What are the missions of a Data Engineer?


The Data Engineer takes out the raw data and transforms it into actionable data for the data scientist team.

In general, we say that he develops, constructs, tests and maintains architectures. He can also deploy sophisticated analytics programs, machine learning, and statistical methods.



He is responsible for the development, construction, and maintenance of analytics infrastructure that enables almost every other functions in the data world. He is the main guy for the development, construction, maintenance, and testing of architectures such as databases and large-scale processing systems. Data Engineers also work on leveraging and improving data analytics systems. Here, his mission is to build a bridge between the data sources and the data scientists team to make it usable for them.

However, there is not only one type of Data Engineer. In reality, the tasks of a data engineer will depend on the size of the company, and the way they work with the data.


The generalist Data Engineer

He usually works on small teams. A generalist will have to work on an end-to-end perspective, meaning he will work on a data project from A to Z. From ingesting the raw data to deliver insights from those, he has a complete hand on the data project. This requires more skills than a usual data engineer as he has to work on an end-to-end product.  However, less experience is needed on the engineering aspect as a generalist data engineer has a smaller amount of data to work with. Companies hiring generalist data engineers want to put in place a data structure in their company and have usually fewer data to work with.


The pipeline-centric Data Engineer

We usually find the pipeline-centric engineer in mid-sized companies with complex data science needs.
This Data Engineer will work with a team of Data Scientist. He will transform data for into a format useful for analysis. The pipeline centric Data Engineer will have specific knowledge in distributed systems and computer science.
He also has to be able tocreate tools for predictive algorithm.


The database-centric Data Engineer

The database-centric Data Engineer is usually working in larger companies.
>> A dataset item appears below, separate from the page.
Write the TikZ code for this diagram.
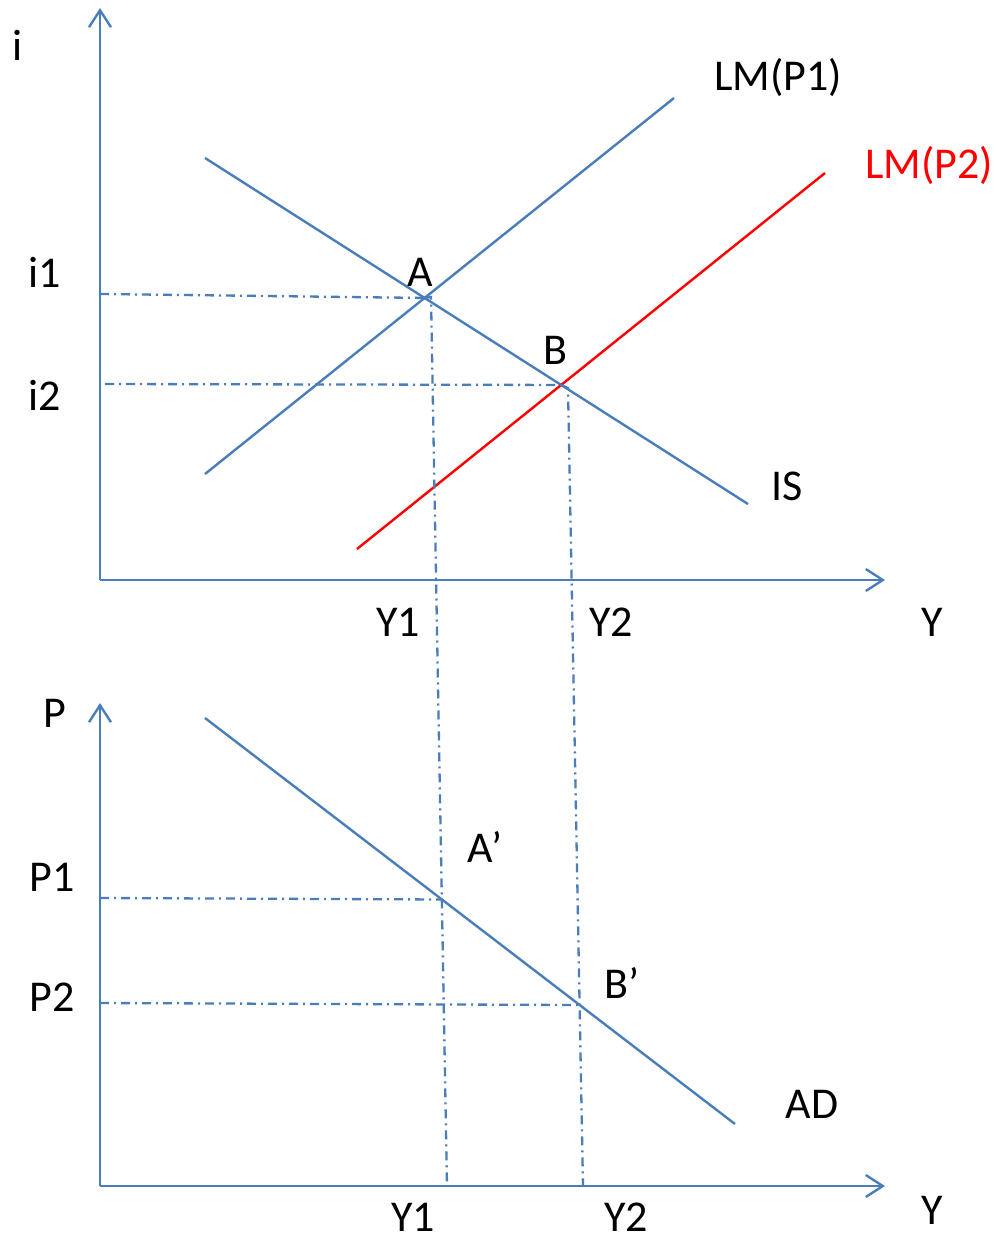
\documentclass[tikz,border=0pt]{standalone}
\usepackage{fontspec}
\setmainfont{Carlito}
\usetikzlibrary{arrows.meta}
\definecolor{lineblue}{RGB}{74,126,187}
\begin{document}
\begin{tikzpicture}[x=1pt,y=-1pt,
  axis/.style={draw=lineblue,line width=2.4pt,-{Straight Barb[length=17pt,width=22pt,line width=2.4pt]}},
  curve/.style={draw=lineblue,line width=2.4pt},
  redcurve/.style={draw=red,line width=2.4pt},
  guide/.style={draw=lineblue,line width=2.3pt,dash pattern=on 9pt off 5pt on 2pt off 5pt},
  lab/.style={font=\fontsize{44}{52}\selectfont,inner sep=0pt}]
\useasboundingbox (0,0) rectangle (999,1242);
% top axes
\coordinate (O1) at (100,580);
\coordinate (Itop) at (100,8);
\coordinate (Yend1) at (885,580);
\draw[axis] (O1) -- (Itop);
\draw[axis] (O1) -- (Yend1);
% bottom axes
\coordinate (O2) at (100,1186);
\coordinate (Ptop) at (100,703);
\coordinate (Yend2) at (885,1186);
\draw[axis] (O2) -- (Ptop);
\draw[axis] (O2) -- (Yend2);
% curves
\coordinate (IS1) at (205,158); \coordinate (IS2) at (748,504);
\coordinate (LMa1) at (205,474); \coordinate (LMa2) at (674,98);
\coordinate (LMb1) at (357,549); \coordinate (LMb2) at (825,173);
\coordinate (AD1) at (205,718); \coordinate (AD2) at (735,1124);
\draw[curve] (IS1) -- (IS2);
\draw[curve] (LMa1) -- (LMa2);
\draw[redcurve] (LMb1) -- (LMb2);
\draw[curve] (AD1) -- (AD2);
% equilibria
\coordinate (A) at (intersection of IS1--IS2 and LMa1--LMa2);
\coordinate (B) at (intersection of IS1--IS2 and LMb1--LMb2);
\coordinate (Av) at (431,297);
\coordinate (Bv) at (568,388);
\coordinate (Y1b) at (447,1186);
\coordinate (Y2b) at (583,1186);
\coordinate (Ap) at (intersection of Av--Y1b and AD1--AD2);
\coordinate (Bp) at (intersection of Bv--Y2b and AD1--AD2);
\coordinate (i1s) at (100,294);
\coordinate (i2s) at (105,384);
\coordinate (p1s) at (100,898);
\coordinate (p2s) at (100,1003);
\draw[guide] (i1s) -- (A);
\draw[guide] (i2s) -- (B);
\draw[guide] (A) -- (Av) -- (Y1b);
\draw[guide] (B) -- (Bv) -- (Y2b);
\draw[guide] (p1s) -- (Ap);
\draw[guide] (p2s) -- (Bp);
% labels
\node[lab] (li) at (18,45) {i};
\node[lab] (li1) at (45,272) {i1};
\node[lab] (li2) at (45,395) {i2};
\node[lab] (lLM1) at (778,77) {LM(P1)};
\node[lab,text=red] (lLM2) at (929,165) {LM(P2)};
\node[lab] (lA) at (420,272) {A};
\node[lab] (lB) at (555,350) {B};
\node[lab] (lIS) at (787,486) {IS};
\node[lab] (lY1a) at (398,622) {Y1};
\node[lab] (lY2a) at (611,622) {Y2};
\node[lab] (lYa) at (932,622) {Y};
\node[lab] (lP) at (55,713) {P};
\node[lab] (lP1) at (52,877) {P1};
\node[lab] (lP2) at (52,997) {P2};
\node[lab] (lAp) at (485,847) {A’};
\node[lab] (lBp) at (622,983) {B’};
\node[lab] (lAD) at (812,1104) {AD};
\node[lab] (lY1b) at (413,1217) {Y1};
\node[lab] (lY2b) at (626,1217) {Y2};
\node[lab] (lYb) at (932,1210) {Y};
\end{tikzpicture}
\end{document}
He is coming from his part more focused on setting up and populating analytics databases.
His main missions are mostly to work on fast analysis and creating table schemas (ETL, datawarehouse).


To sum up the missions of a Data Engineer, we can say that he is the main author for:

  • Architecting distributed systems
  • Creating reliable pipelines
  • Combining data sources
  • Architecting data stores
  • Collaborating with data science teams and building the right solutions for them
  • Develop and translate computer algorithms into prototype codes and identifying trends on large data sets.